In their four losses this season, the Bluejays allowed the victor to shoot better than 45% from the field three times. The fourth loss, on the road at Nebraska, saw Creighton hold the Huskers to 37% shooting from the field. That game, although a loss for CU, marked the first in what would be a marked improvement in the Bluejays’ field goal percentage defense statistic. Only once since the Jays allowed the BYU Cougars to hit 48% of their shots has Greg McDermott’s team given up an opponent field goal percentage better than 40% (42% to Saint Joseph’s, during a CU win).
There is no question the defense has improved as the season’s gone on. But there is probably some connection between the quality of opponents the Bluejays have played and the shrinking shooting percentages those teams posted against Creighton’s defense. So to, perhaps, is there a correlation between the Bluejays’ improvement on the boards and the opponents with whom CU is sharing the paint. Two games after simply overpowering Samford on the glass, 45-19, the Bluejays beat Drake on the boards 45-24. Sandwiched between those two efforts was a 34-30 rebounding edge on the road against Illinois State, which featured four Jays grabbing 5 or more boards.
Against the Bulldogs New Year’s night, freshman Doug McDermott and senior Kenny Lawson each posted double-doubles (the first time two Bluejays recorded double-doubles in the same game since last March, when Lawson and Justin Carter did so in a loss to Bradley in Saint Louis). They did so thanks to impressive rebounding results on opposite ends of the court. For McDermott, he continued to pad his team-leading offensive rebounding totals, snaring 4 against Drake to go with 6 defensive caroms. Lawson, meanwhile, cleaned up the defensive glass, with 11 of his game-high 16 total rebounds coming on Drake’s side of the court. On an evening when an inconsistent and groan-inducing officiating crew handcuffed the Valley’s most physical rebounder, Gregory Echenique, the senior and the freshman shouldered the rebounding effort.
McDermott finished with a career-high 28 points in 34 minutes. It was one of the better matchups for arguably the best freshman in the Valley, as the Drake frontcourt doesn’t exactly boast many beefy forwards. Lawson added 14 points for his double-double, joining McDermott and Antoine Young (15 points, 10-10 from the free-throw line) as the team’s only double-digit scorers. The three of them, along with Echenique, provide Greg McDermott with a fearsome foursome from which any individual could produce an exceptional performance any night.

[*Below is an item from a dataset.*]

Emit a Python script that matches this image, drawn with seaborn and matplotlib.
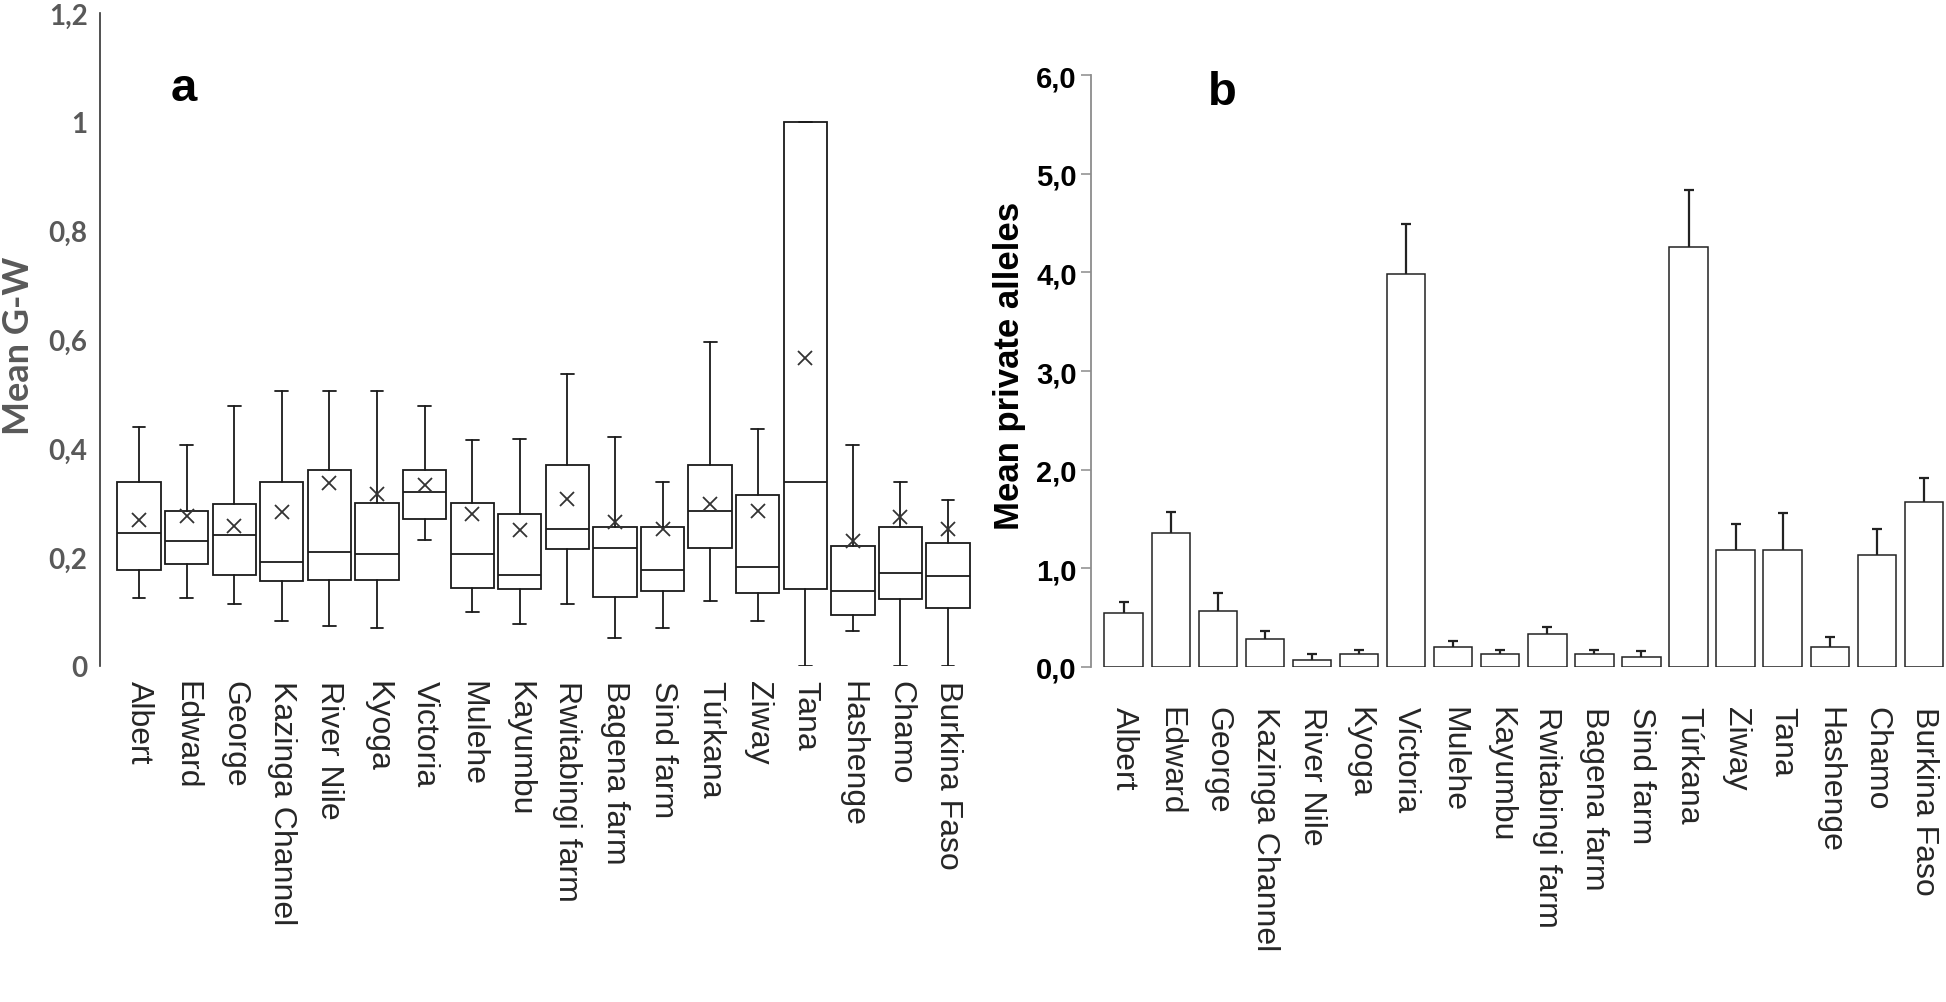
import numpy as np
import matplotlib
matplotlib.use("Agg")
import matplotlib.pyplot as plt
import seaborn as sns

sites = ["Albert", "Edward", "George", "Kazinga Channel", "River Nile", "Kyoga",
         "Victoria", "Mulehe", "Kayumbu", "Rwitabingi farm", "Bagena farm",
         "Sind farm", "Túrkana", "Ziway", "Tana", "Hashenge", "Chamo",
         "Burkina Faso"]

# panel a - G-W box summaries
gw_low = [0.125, 0.125, 0.114, 0.082, 0.074, 0.070, 0.232, 0.099, 0.078,
          0.114, 0.052, 0.070, 0.120, 0.082, 0.0, 0.064, 0.0, 0.0]
gw_q1 = [0.176, 0.188, 0.167, 0.156, 0.158, 0.158, 0.270, 0.143, 0.141,
         0.215, 0.126, 0.138, 0.217, 0.134, 0.141, 0.093, 0.123, 0.106]
gw_med = [0.244, 0.229, 0.241, 0.191, 0.209, 0.206, 0.320, 0.206, 0.167,
          0.252, 0.217, 0.176, 0.285, 0.182, 0.339, 0.138, 0.170, 0.165]
gw_q3 = [0.339, 0.284, 0.297, 0.339, 0.361, 0.299, 0.361, 0.299, 0.279,
         0.370, 0.255, 0.255, 0.370, 0.315, 1.0, 0.220, 0.256, 0.226]
gw_high = [0.439, 0.407, 0.477, 0.506, 0.506, 0.506, 0.477, 0.416, 0.418,
           0.536, 0.420, 0.339, 0.595, 0.436, 1.0, 0.407, 0.338, 0.305]
gw_mean = [0.268, 0.276, 0.258, 0.283, 0.336, 0.316, 0.332, 0.279, 0.250,
           0.306, 0.265, 0.252, 0.297, 0.285, 0.566, 0.230, 0.273, 0.252]
gw_ticks = [0, 0.2, 0.4, 0.6, 0.8, 1.0, 1.2]
gw_ticklabels = ["0", "0,2", "0,4", "0,6", "0,8", "1", "1,2"]

# panel b - mean private alleles with upper error bar
pa_mean = [0.55, 1.36, 0.57, 0.28, 0.07, 0.13, 3.98, 0.20, 0.13, 0.33, 0.13,
           0.10, 4.26, 1.19, 1.19, 0.20, 1.14, 1.67]
pa_err = [0.11, 0.21, 0.18, 0.08, 0.06, 0.045, 0.51, 0.065, 0.047, 0.08,
          0.047, 0.064, 0.58, 0.255, 0.37, 0.10, 0.26, 0.245]
pa_ticks = [0, 1, 2, 3, 4, 5, 6]
pa_ticklabels = ["0,0", "1,0", "2,0", "3,0", "4,0", "5,0", "6,0"]

sns.set_theme(style="white")
plt.rcParams["font.family"] = ["Liberation Sans", "DejaVu Sans"]

fig = plt.figure(figsize=(19.46, 10.03), dpi=100)
ax1 = fig.add_axes([0.0514, 0.335, 0.448, 0.651])
ax2 = fig.add_axes([0.5605, 0.334, 0.44, 0.590])

# ---- panel a
stats = []
for i, s in enumerate(sites):
    stats.append(dict(label=s, whislo=gw_low[i], q1=gw_q1[i], med=gw_med[i],
                      q3=gw_q3[i], whishi=gw_high[i], mean=gw_mean[i],
                      fliers=[]))

line_c = "#1a1a1a"
ax1.bxp(stats, positions=range(len(sites)), widths=0.91, capwidths=0.27,
        showmeans=True, patch_artist=True,
        boxprops=dict(facecolor="white", edgecolor=line_c, linewidth=1.3),
        medianprops=dict(color=line_c, linewidth=1.3),
        whiskerprops=dict(color=line_c, linewidth=1.3),
        capprops=dict(color=line_c, linewidth=1.3),
        meanprops=dict(marker="x", markersize=10, markeredgecolor="#333333",
                       markeredgewidth=1.3))

ax1.set_xlim(-0.82, 17.5)
ax1.set_ylim(0, 1.2)
ax1.set_yticks(gw_ticks)
ax1.set_yticklabels(gw_ticklabels, family=["Lato", "DejaVu Sans"],
                    fontweight="bold", color="#595959", fontsize=20)
ax1.tick_params(axis="y", length=0, pad=9)
ax1.set_xticks(range(len(sites)))
ax1.set_xticklabels(sites, rotation=-90, ha="center", va="top", fontsize=23)
ax1.tick_params(axis="x", length=0, pad=10)
for side in ["top", "right", "bottom"]:
    ax1.spines[side].set_visible(False)
ax1.spines["left"].set_color("#333333")
ax1.spines["left"].set_linewidth(1.2)

fig.text(0.0095, 0.655, "Mean G-W", rotation=90, ha="center", va="center",
         family=["Lato", "DejaVu Sans"], fontweight="bold", color="#595959",
         fontsize=26)
fig.text(0.0946, 0.911, "a", ha="center", va="center", fontsize=34,
         fontweight="bold", color="black")

# ---- panel b
sns.barplot(x=sites, y=pa_mean, ax=ax2, color="white", saturation=1,
            edgecolor="#222222", linewidth=1.1, width=0.816, errorbar=None)
eb = ax2.errorbar(range(len(sites)), pa_mean,
                  yerr=[np.zeros(len(pa_err)), pa_err], fmt="none",
                  ecolor="#222222", elinewidth=1.6, capsize=3.6, capthick=1.6)
eb[1][0].set_visible(False)

ax2.set_xlim(-0.70, 17.49)
ax2.set_ylim(0, 6)
ax2.set_yticks(pa_ticks)
ax2.set_yticklabels(pa_ticklabels,
                    family=["Liberation Sans Narrow", "Liberation Sans"],
                    fontweight="bold", color="black", fontsize=21)
ax2.tick_params(axis="y", direction="out", length=7, width=1.1,
                color="#8c8c8c", pad=3, left=True)
ax2.set_xticks(range(len(sites)))
ax2.set_xticklabels(sites, rotation=-90, ha="center", va="top", fontsize=23)
ax2.tick_params(axis="x", length=0, pad=28)
ax2.set_xlabel("")
for side in ["top", "right", "bottom"]:
    ax2.spines[side].set_visible(False)
ax2.spines["left"].set_color("#8c8c8c")
ax2.spines["left"].set_linewidth(1.3)

fig.text(0.519, 0.635, "Mean private alleles", rotation=90, ha="center",
         va="center", fontweight="bold", color="black", fontsize=25)
fig.text(0.628, 0.907, "b", ha="center", va="center", fontsize=34,
         fontweight="bold", color="black")

fig.savefig("out.png", dpi=100)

And because of that, because Young and Echenique can carry the team in Normal and then McDermott and Lawson can do the same against Drake, the Bluejays survived the first week of Valley play without a loss. This team still needs a consistent shooter to emerge as an outside threat, with Ethan Wragge ailing and possibly finished for the season and both Darryl Ashford and Kaleb Korver capable but not yet locked in. But as long as the Jays get production offensively from the majority of Young, Lawson, McDermott, and Echenique each night, as well as solid defense and resolute rebounding, Creighton will keep most Missouri Valley Conference games close at the least. Or, you know, they could beat Valley teams by double-digits, which is what they did during their 2-0 start to conference play. That’s fine, too.